Prompt
Without the pictures, print the lines running from the beginning of the material to the line containing "const lineBlue = '#1a6cae';", both ends included.

Data section
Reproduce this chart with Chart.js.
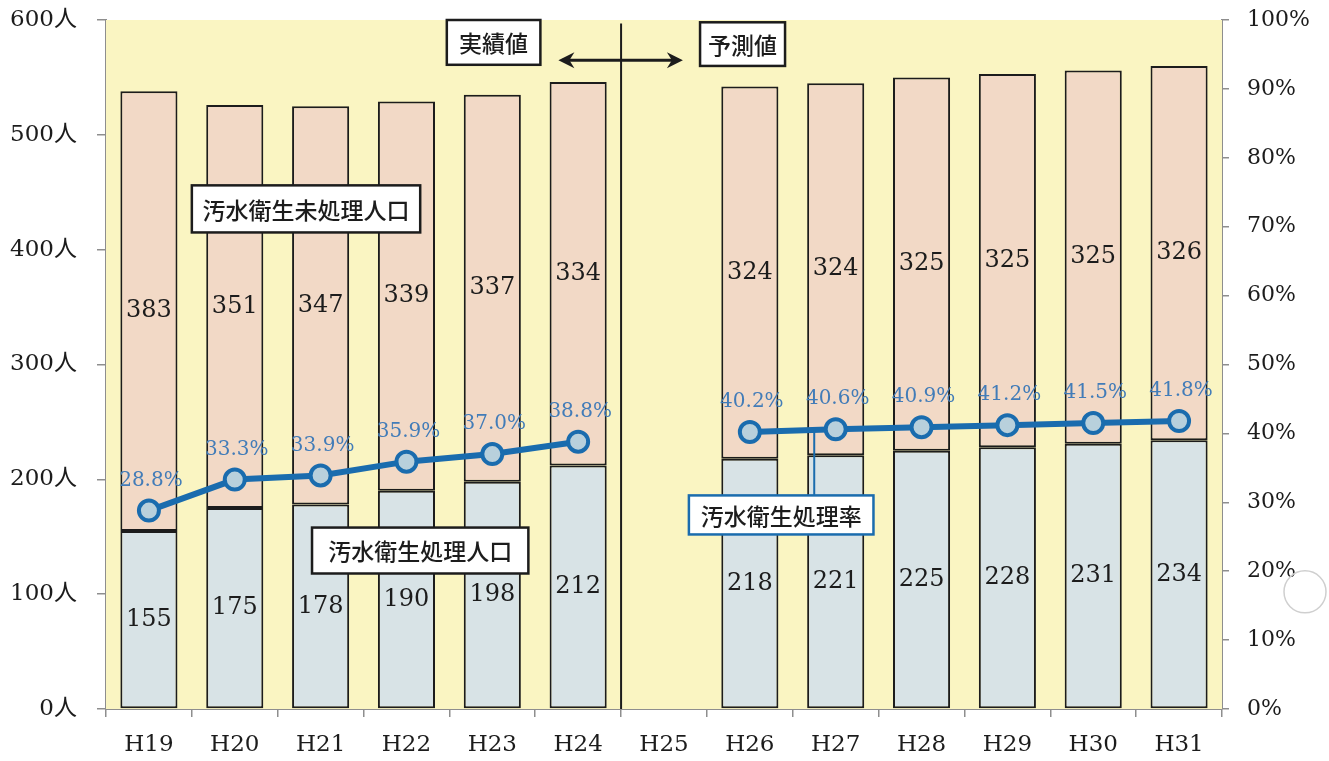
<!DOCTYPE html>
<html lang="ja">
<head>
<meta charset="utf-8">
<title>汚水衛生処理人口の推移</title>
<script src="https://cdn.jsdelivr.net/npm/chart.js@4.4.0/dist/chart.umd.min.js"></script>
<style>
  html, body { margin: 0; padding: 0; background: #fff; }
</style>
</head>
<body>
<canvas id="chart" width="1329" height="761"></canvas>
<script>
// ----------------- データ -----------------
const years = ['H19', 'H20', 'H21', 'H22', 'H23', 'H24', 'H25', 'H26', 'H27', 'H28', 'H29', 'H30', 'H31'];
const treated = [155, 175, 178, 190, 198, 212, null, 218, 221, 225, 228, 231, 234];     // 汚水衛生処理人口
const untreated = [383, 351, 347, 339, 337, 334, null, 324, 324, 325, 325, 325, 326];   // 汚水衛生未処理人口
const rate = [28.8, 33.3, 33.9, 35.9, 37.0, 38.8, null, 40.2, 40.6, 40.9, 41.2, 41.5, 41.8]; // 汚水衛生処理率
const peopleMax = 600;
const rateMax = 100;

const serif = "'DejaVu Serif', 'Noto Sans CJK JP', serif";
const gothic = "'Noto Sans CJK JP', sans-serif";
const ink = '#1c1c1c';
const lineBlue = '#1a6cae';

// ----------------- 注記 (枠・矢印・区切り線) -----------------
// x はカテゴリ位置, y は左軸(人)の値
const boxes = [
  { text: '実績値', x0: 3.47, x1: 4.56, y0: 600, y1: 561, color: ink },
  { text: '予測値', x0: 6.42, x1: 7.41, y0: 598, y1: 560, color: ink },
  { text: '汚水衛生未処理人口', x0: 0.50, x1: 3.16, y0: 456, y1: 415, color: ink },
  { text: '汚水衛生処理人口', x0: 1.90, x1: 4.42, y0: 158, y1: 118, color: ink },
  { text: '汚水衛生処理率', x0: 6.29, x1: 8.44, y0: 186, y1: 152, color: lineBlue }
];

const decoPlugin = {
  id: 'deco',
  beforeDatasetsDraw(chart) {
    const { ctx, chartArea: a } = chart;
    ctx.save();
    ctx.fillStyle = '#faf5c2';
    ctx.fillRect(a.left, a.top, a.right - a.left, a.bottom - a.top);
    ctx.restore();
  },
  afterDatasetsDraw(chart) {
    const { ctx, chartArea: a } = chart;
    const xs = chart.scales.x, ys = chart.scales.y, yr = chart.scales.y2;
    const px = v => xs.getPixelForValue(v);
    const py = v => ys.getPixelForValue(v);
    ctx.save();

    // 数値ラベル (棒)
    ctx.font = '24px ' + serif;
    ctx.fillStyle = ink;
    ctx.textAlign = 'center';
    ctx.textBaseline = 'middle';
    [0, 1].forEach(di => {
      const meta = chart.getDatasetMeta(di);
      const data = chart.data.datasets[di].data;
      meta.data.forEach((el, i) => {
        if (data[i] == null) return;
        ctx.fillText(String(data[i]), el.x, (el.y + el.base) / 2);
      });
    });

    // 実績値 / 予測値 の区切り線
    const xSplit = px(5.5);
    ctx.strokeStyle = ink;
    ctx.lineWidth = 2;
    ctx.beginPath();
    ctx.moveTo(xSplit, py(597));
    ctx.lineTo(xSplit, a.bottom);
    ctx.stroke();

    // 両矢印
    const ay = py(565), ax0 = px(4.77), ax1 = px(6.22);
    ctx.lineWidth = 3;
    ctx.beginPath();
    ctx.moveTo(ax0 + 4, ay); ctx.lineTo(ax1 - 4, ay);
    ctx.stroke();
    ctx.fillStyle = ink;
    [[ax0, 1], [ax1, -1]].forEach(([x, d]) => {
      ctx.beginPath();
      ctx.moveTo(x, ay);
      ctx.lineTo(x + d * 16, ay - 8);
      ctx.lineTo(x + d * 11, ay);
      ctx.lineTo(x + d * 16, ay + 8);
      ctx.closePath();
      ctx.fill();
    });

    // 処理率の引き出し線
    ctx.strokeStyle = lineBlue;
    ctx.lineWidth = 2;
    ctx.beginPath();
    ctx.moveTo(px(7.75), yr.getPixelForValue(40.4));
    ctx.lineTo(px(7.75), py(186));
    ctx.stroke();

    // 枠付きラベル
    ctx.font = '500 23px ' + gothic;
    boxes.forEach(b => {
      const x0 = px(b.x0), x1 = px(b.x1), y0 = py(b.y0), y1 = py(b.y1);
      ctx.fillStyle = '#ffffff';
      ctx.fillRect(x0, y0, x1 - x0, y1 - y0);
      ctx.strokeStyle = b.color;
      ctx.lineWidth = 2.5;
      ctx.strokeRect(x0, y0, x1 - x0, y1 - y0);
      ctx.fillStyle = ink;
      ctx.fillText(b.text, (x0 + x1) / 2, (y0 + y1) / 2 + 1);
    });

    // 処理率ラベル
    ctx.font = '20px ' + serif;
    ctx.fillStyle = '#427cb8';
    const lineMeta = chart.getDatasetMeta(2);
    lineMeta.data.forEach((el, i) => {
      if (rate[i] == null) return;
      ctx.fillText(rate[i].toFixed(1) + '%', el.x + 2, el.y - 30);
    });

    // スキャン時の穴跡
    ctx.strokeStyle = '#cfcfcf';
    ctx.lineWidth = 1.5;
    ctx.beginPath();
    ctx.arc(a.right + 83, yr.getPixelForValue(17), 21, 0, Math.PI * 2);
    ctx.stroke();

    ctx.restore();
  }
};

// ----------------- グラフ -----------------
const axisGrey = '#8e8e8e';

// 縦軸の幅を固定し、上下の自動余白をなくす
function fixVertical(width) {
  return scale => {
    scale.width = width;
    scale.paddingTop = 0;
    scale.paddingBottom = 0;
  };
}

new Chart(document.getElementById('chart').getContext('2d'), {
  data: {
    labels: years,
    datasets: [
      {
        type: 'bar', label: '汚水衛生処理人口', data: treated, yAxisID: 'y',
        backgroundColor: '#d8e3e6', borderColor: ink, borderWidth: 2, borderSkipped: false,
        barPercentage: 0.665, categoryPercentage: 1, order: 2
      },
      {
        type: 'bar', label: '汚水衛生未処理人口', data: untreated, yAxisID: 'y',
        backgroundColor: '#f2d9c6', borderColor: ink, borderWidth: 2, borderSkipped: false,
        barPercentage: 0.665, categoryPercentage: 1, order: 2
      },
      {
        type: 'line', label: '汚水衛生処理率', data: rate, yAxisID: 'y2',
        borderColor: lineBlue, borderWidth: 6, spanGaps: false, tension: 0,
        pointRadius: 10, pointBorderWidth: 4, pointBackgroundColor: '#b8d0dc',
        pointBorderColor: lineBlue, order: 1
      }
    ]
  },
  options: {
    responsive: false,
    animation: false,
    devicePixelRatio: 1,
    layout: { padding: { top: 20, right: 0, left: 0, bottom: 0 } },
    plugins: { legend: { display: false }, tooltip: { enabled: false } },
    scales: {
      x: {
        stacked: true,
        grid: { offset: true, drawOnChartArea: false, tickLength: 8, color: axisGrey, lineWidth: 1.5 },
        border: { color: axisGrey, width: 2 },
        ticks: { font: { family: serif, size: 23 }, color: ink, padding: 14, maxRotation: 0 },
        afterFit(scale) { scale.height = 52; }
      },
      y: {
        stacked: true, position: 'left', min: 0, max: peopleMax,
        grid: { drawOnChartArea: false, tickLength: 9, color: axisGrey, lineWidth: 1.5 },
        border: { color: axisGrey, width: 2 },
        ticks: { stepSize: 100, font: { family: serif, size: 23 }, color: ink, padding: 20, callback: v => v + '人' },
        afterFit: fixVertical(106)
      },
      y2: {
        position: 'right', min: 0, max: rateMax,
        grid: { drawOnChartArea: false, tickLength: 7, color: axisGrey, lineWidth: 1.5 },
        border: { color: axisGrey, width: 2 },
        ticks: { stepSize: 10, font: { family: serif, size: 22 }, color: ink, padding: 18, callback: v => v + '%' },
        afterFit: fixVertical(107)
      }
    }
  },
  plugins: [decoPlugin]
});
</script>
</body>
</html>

Output of the exercise
Reproduce this chart with Chart.js.
<!DOCTYPE html>
<html lang="ja">
<head>
<meta charset="utf-8">
<title>汚水衛生処理人口の推移</title>
<script src="https://cdn.jsdelivr.net/npm/chart.js@4.4.0/dist/chart.umd.min.js"></script>
<style>
  html, body { margin: 0; padding: 0; background: #fff; }
</style>
</head>
<body>
<canvas id="chart" width="1329" height="761"></canvas>
<script>
// ----------------- データ -----------------
const years = ['H19', 'H20', 'H21', 'H22', 'H23', 'H24', 'H25', 'H26', 'H27', 'H28', 'H29', 'H30', 'H31'];
const treated = [155, 175, 178, 190, 198, 212, null, 218, 221, 225, 228, 231, 234];     // 汚水衛生処理人口
const untreated = [383, 351, 347, 339, 337, 334, null, 324, 324, 325, 325, 325, 326];   // 汚水衛生未処理人口
const rate = [28.8, 33.3, 33.9, 35.9, 37.0, 38.8, null, 40.2, 40.6, 40.9, 41.2, 41.5, 41.8]; // 汚水衛生処理率
const peopleMax = 600;
const rateMax = 100;

const serif = "'DejaVu Serif', 'Noto Sans CJK JP', serif";
const gothic = "'Noto Sans CJK JP', sans-serif";
const ink = '#1c1c1c';
const lineBlue = '#1a6cae';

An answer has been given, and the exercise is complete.